An Emergent Emergency
I keep hearing “emergent situation” or similar phrases used in place of “emergency”. This is incorrect; “emergent” means something like “coming into existence” or “coming into view” and does not, by itself, imply urgency or crisis. Although before taking to my blog in anger I had only heard this usage rather than seen it in print, a quick visit to the search engines reveals the poisonous weed taking root in (where else?) the offices of state bureaucrats and educationists.
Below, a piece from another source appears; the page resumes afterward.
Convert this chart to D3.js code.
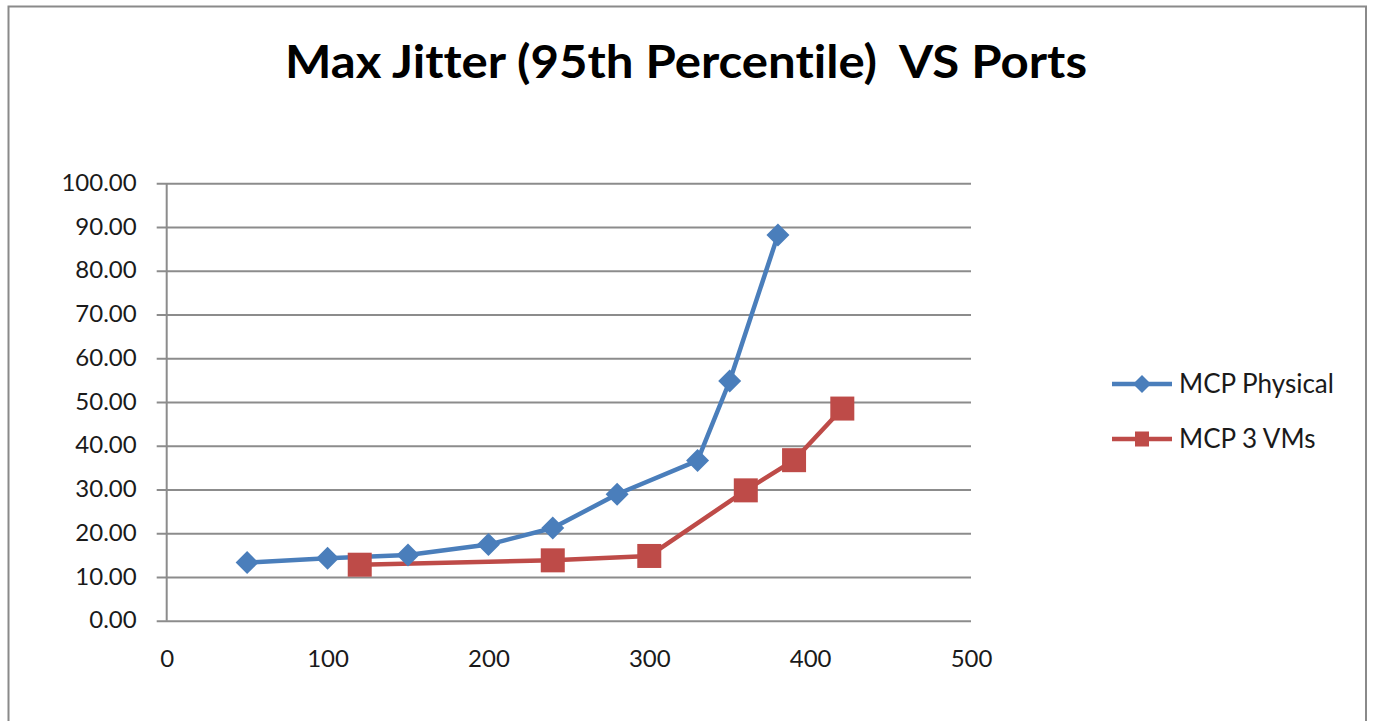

In the New Jersey Administrative Code, Chapter 53B (Jursidictional Assignments for Railroad Overhead Bridges), we find the phrase explicitly defined thus:
"Emergent situation" means a sudden, urgent, or unexpected occurrence or occasion that interferes with the free and safe movement of traffic over a railroad overhead bridge, which requires immediate action.
This same production informs us also of the possibility of “emergent bridge repairs”, whatever that means. Are the repairs emerging in some way? Is the bridge?
Or consider a collective bargaining agreement between the Stanwood-Camano School District of the state of the Washington and its staff, represented by a local chapter of the Service Employees International Union. It's signed by the employees rather than the district, so I suppose we have the teachers themselves to blame. Like the state of New Jersey the educators of Stanwood-Camano offer an explicit, and wrong, definition of “emergent situation” as well as considering what to do when a “change is emergent in nature” by which they mean an urgent change rather than a novel one.
A forgivable reason for this mistake is the idea that “emergent” is the adjective form of “emergency”; as Professor Paul Brians of Washington State University explains, this is unecessary as “emergency” is an adjective as well as a noun. It's also possible that users want to sound smarter than they are (two words for the price of one!) or want to euphemistically soften the scary-sounding “emergency” with the softer “emergent situation”. These are bad reasons; if you find yourself reaching for this phrase, examine your heart. And stop doing it!